Here are some ways you can get out of a slump and stay motivated.



Think about what you need to do in the near future


It is not only a challenge to stay motivated but it can be difficult to get started in the first place. When you dread a task, it can prevent you from beginning it and the delay can make you even more anxious.


Consider what tasks and responsibilities you will be facing in the upcoming week or month and write these down. This will not make your plans clearer in your head but will allow you to think about what is a priority and what can be sacrificed. Make a schedule of when you will complete your responsibilities. Put in your working hours, classes and hobbies, for example, and then fit other things you are struggling to get started with around these. Having a designated slot for when you are going to do something makes you more likely to do it.


It is important to not punish yourself if you don’t manage to stick to your new plan, however. You are only human and life happens!



Set goals


It is hard to keep going with something you don’t enjoy very much if there is no end in sight. To solve this, break down your long-term responsibilities into shorter time periods.


For example, if you work as a teacher, set a target of how many exam papers you will mark this upcoming week. This will help you to see each of your responsibilities more manageable and having an exact goal will spur you on to achieve it. Short-term goals also stop you from seeing your role as too daunting because it looks like one huge task, but makes it seem more approachable because it is now broken into smaller, more immediate ones.

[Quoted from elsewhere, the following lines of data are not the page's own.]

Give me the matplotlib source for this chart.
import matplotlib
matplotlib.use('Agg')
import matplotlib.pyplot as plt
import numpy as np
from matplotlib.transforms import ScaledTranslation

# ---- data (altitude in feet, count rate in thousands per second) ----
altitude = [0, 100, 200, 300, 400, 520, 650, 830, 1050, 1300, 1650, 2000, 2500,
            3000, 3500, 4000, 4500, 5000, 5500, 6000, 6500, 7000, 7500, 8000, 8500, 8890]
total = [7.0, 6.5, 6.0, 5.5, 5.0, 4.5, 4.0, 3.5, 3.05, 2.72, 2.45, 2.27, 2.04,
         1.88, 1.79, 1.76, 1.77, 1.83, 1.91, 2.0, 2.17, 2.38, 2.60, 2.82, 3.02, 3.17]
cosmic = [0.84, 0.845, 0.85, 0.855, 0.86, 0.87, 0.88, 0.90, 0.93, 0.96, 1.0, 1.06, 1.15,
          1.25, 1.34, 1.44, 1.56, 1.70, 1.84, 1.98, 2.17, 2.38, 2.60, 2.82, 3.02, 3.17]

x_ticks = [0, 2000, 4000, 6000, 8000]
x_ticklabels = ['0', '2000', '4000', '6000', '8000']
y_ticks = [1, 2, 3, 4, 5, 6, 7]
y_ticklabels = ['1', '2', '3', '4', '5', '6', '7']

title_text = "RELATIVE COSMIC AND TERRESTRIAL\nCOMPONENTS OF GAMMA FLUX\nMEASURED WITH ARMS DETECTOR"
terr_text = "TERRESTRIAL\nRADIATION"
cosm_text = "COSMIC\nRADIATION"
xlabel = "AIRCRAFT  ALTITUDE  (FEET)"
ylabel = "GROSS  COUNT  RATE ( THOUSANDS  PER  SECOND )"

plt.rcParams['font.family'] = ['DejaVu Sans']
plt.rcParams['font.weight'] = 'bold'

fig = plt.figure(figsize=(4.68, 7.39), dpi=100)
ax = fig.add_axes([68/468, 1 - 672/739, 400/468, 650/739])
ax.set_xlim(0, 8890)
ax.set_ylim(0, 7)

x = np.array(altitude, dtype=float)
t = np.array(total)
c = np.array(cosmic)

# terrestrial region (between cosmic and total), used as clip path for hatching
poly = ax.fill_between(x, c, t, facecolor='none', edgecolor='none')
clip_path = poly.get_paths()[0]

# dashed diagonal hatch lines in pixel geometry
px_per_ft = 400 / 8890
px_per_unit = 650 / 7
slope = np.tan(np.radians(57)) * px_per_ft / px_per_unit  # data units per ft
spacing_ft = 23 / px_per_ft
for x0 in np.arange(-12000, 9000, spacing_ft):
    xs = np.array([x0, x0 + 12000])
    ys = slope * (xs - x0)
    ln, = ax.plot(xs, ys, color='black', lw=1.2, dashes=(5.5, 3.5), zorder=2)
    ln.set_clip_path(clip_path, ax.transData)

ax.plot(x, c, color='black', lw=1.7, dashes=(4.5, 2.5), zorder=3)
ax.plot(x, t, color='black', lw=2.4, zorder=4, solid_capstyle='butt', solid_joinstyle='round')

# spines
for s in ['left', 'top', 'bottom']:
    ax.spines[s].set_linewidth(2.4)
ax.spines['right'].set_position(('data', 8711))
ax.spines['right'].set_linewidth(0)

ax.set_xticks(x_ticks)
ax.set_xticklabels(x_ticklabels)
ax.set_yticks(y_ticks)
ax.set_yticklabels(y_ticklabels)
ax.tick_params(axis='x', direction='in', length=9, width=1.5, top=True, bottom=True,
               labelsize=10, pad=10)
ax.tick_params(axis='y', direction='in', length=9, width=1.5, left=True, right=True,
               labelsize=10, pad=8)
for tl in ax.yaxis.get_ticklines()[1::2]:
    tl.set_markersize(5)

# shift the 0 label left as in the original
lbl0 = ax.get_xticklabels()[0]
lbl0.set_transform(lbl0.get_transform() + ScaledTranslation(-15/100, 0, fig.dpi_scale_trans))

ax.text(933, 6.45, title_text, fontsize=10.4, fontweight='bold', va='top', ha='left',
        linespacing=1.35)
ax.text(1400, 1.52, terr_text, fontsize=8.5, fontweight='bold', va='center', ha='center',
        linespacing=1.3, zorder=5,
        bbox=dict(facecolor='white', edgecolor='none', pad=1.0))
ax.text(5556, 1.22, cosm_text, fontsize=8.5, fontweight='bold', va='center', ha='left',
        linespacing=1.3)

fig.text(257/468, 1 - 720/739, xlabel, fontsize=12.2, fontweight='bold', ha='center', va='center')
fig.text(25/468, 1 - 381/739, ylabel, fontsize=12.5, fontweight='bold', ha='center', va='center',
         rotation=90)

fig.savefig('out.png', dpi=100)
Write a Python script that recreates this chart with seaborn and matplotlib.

Make sure goals you set are achievable. When you aim too big and ultimately succeed, you may end up being further demotivated. Realistic targets, conversely, CAN be achieved and will make you feel great when you complete them.



Have a routine


Without structure, you might feel like all of your tasks get lost into a big void of time. Teamed with your new schedule of when you will complete things, build a routine of everyday life. Have a time you get out of bed, a time you prepare and eat meals and a time you do exercise, for example.


Having a routine like this will make you feel like you have a grasp on life and will make the idea of slotting in the responsibilities you dread a little less daunting. They are now just an additional part of your already well-structured day.



Review your progress


After some time with your new habits, think back on what you have achieved. Have you kept to your goals and do you have a good routine that allows you to get things done?


If yes, fantastic! Be proud of yourself for making these small life changes and look at how you can use this approach to life to continue your success or even take things to the next level.


If not, don’t worry! It may be the case that you set too-difficult targets that would have been unrealistic to achieve. If you feel that the goals you set were in fact achievable, this is still okay. Routine changes in any form can be hard and especially so if you begin the process in a demotivated place. Review again what it is you want to achieve and realign your targets to fit what you think you can stick to next month.